Korah was wealthy, eloquent, and from the tribe of Levi—the same tribe as Moses. That was the problem. He believed his lineage and his riches entitled him to the priesthood more than Aaron, Moses's brother, who held the position. Korah's argument was seductive: Moses had given the priesthood not by God's command but by personal favoritism. He gathered 250 of the most prominent men in Israel to back his challenge. The whole camp was buzzing with mutiny. Some were ready to stone Moses.
Moses did not retaliate. He proposed a trial. Let every man who wants the priesthood bring a fire-pan, fill it with incense, and offer it before God tomorrow. God Himself would choose. Korah agreed.
But first came the rebels Dathan and Abiram, who refused even to appear. Moses went to them. He stood before their tents, raised his hands to heaven, and prayed—not for his own vindication, but for a sign so unmistakable that no one could ever again confuse human ambition with divine appointment. He asked God to open the ground beneath the rebels and consume them with their households.

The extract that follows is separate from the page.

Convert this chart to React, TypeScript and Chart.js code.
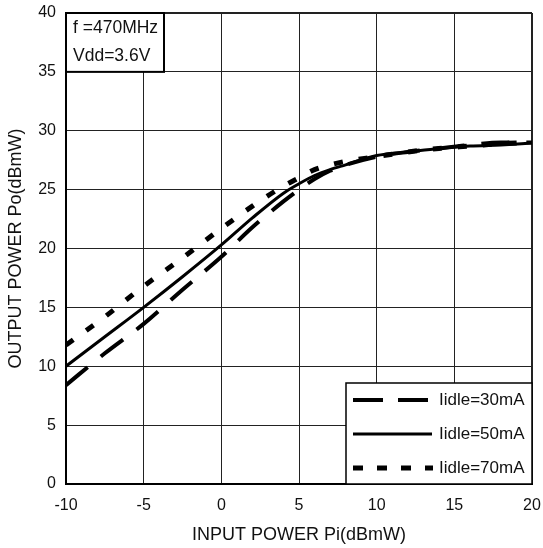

The earth shook. The ground split. Dathan, Abiram, and their entire households dropped from the face of the world (Numbers 16:32). Then the 250 men who offered incense were consumed by a fire so bright no natural flame could match it—every one of them destroyed, while Aaron stood untouched. Moses ordered their bronze censers placed on the altar as a permanent reminder: the priesthood belongs to whom God gives it, and ambition without divine sanction ends in annihilation.